### Available data

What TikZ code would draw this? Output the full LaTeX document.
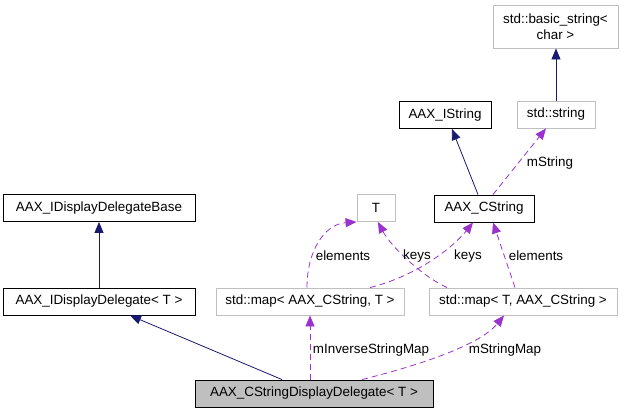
\documentclass[tikz,border=0pt]{standalone}
\usepackage{fontspec}
\setmainfont{Liberation Sans}
\usetikzlibrary{arrows.meta}

\definecolor{navyline}{HTML}{191970}
\definecolor{usecol}{HTML}{9A32CD}
\definecolor{extgray}{HTML}{BFBFBF}

\begin{document}
\begin{tikzpicture}[
  x=1pt,y=-1pt,
  font=\fontsize{13.4}{15.5}\selectfont,
  cls/.style={rectangle,draw=black,line width=0.9pt,align=center,minimum height=27pt,inner sep=2pt},
  ext/.style={cls,draw=extgray},
  focus/.style={cls,fill=extgray},
  inherit/.style={-{Triangle[length=11pt,width=9pt]},draw=navyline,line width=0.8pt},
  usage/.style={-{Triangle[length=11pt,width=9pt]},draw=usecol,line width=0.8pt,dash pattern=on 6pt off 4pt},
  lbl/.style={inner sep=0pt}
]
\useasboundingbox (0,0) rectangle (624,416);

% classes
\node[ext,minimum width=125pt,minimum height=43pt] (basicstr) at (555.5,26.5) {std::basic\_string<\\char >};
\node[ext,minimum width=78pt] (stdstr) at (556,114.5) {std::string};
\node[cls,minimum width=92pt] (istring) at (445,115) {AAX\_IString};
\node[cls,minimum width=100pt] (cstring) at (484,208.5) {AAX\_CString};
\node[ext,minimum width=38pt] (tparam) at (376,208) {T};
\node[cls,minimum width=192pt] (dbase) at (99,208) {AAX\_IDisplayDelegateBase};
\node[cls,minimum width=192pt] (ddel) at (99,301.5) {AAX\_IDisplayDelegate< T >};
\node[ext,minimum width=188pt] (invmap) at (310,301.5) {std::map< AAX\_CString, T >};
\node[ext,minimum width=188pt] (strmap) at (523,301.5) {std::map< T, AAX\_CString >};
\node[focus,minimum width=238pt] (cdd) at (314,393.5) {AAX\_CStringDisplayDelegate< T >};

% inheritance
\draw[inherit] (stdstr) -- (basicstr.south -| stdstr);
\draw[inherit] (cstring.north -| 478,0) -- (istring.south -| 452,0);
\draw[inherit] (ddel) -- (dbase);
\draw[inherit] (cdd.north -| 282,0) -- (ddel.south -| 130,0);

% members
\draw[usage] (cstring.north -| 493,0) -- (stdstr.south -| 546,0);
\node[lbl] (lstr) at (550,163) {mString};
\draw[usage] (invmap.north -| 307,0) .. controls (307,250) and (325,224) .. (tparam.south west);
\node[lbl] (lel1) at (343,256) {elements};
\draw[usage] (strmap.north -| 447,0) .. controls (420,275) and (390,245) .. (tparam.south -| 378,0);
\node[lbl] (lkey1) at (417,256) {keys};
\draw[usage] (invmap.north -| 370,0) .. controls (420,275) and (455,245) .. (cstring.south -| 473,0);
\node[lbl] (lkey2) at (468,256) {keys};
\draw[usage] (strmap.north -| 515,0) -- (cstring.south -| 493,0);
\node[lbl] (lel2) at (536,256) {elements};
\draw[usage] (cdd.north -| 310,0) -- (invmap.south -| 310,0);
\node[lbl] (linv) at (371,350) {mInverseStringMap};
\draw[usage] (cdd.north -| 362,0) .. controls (420,365) and (480,345) .. (strmap.south -| 504,0);
\node[lbl] (lsmap) at (505,350) {mStringMap};
\end{tikzpicture}
\end{document}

### What is required
Drop the images and repeat the data exactly.

### The response
What TikZ code would draw this? Output the full LaTeX document.
\documentclass[tikz,border=0pt]{standalone}
\usepackage{fontspec}
\setmainfont{Liberation Sans}
\usetikzlibrary{arrows.meta}

\definecolor{navyline}{HTML}{191970}
\definecolor{usecol}{HTML}{9A32CD}
\definecolor{extgray}{HTML}{BFBFBF}

\begin{document}
\begin{tikzpicture}[
  x=1pt,y=-1pt,
  font=\fontsize{13.4}{15.5}\selectfont,
  cls/.style={rectangle,draw=black,line width=0.9pt,align=center,minimum height=27pt,inner sep=2pt},
  ext/.style={cls,draw=extgray},
  focus/.style={cls,fill=extgray},
  inherit/.style={-{Triangle[length=11pt,width=9pt]},draw=navyline,line width=0.8pt},
  usage/.style={-{Triangle[length=11pt,width=9pt]},draw=usecol,line width=0.8pt,dash pattern=on 6pt off 4pt},
  lbl/.style={inner sep=0pt}
]
\useasboundingbox (0,0) rectangle (624,416);

% classes
\node[ext,minimum width=125pt,minimum height=43pt] (basicstr) at (555.5,26.5) {std::basic\_string<\\char >};
\node[ext,minimum width=78pt] (stdstr) at (556,114.5) {std::string};
\node[cls,minimum width=92pt] (istring) at (445,115) {AAX\_IString};
\node[cls,minimum width=100pt] (cstring) at (484,208.5) {AAX\_CString};
\node[ext,minimum width=38pt] (tparam) at (376,208) {T};
\node[cls,minimum width=192pt] (dbase) at (99,208) {AAX\_IDisplayDelegateBase};
\node[cls,minimum width=192pt] (ddel) at (99,301.5) {AAX\_IDisplayDelegate< T >};
\node[ext,minimum width=188pt] (invmap) at (310,301.5) {std::map< AAX\_CString, T >};
\node[ext,minimum width=188pt] (strmap) at (523,301.5) {std::map< T, AAX\_CString >};
\node[focus,minimum width=238pt] (cdd) at (314,393.5) {AAX\_CStringDisplayDelegate< T >};

% inheritance
\draw[inherit] (stdstr) -- (basicstr.south -| stdstr);
\draw[inherit] (cstring.north -| 478,0) -- (istring.south -| 452,0);
\draw[inherit] (ddel) -- (dbase);
\draw[inherit] (cdd.north -| 282,0) -- (ddel.south -| 130,0);

% members
\draw[usage] (cstring.north -| 493,0) -- (stdstr.south -| 546,0);
\node[lbl] (lstr) at (550,163) {mString};
\draw[usage] (invmap.north -| 307,0) .. controls (307,250) and (325,224) .. (tparam.south west);
\node[lbl] (lel1) at (343,256) {elements};
\draw[usage] (strmap.north -| 447,0) .. controls (420,275) and (390,245) .. (tparam.south -| 378,0);
\node[lbl] (lkey1) at (417,256) {keys};
\draw[usage] (invmap.north -| 370,0) .. controls (420,275) and (455,245) .. (cstring.south -| 473,0);
\node[lbl] (lkey2) at (468,256) {keys};
\draw[usage] (strmap.north -| 515,0) -- (cstring.south -| 493,0);
\node[lbl] (lel2) at (536,256) {elements};
\draw[usage] (cdd.north -| 310,0) -- (invmap.south -| 310,0);
\node[lbl] (linv) at (371,350) {mInverseStringMap};
\draw[usage] (cdd.north -| 362,0) .. controls (420,365) and (480,345) .. (strmap.south -| 504,0);
\node[lbl] (lsmap) at (505,350) {mStringMap};
\end{tikzpicture}
\end{document}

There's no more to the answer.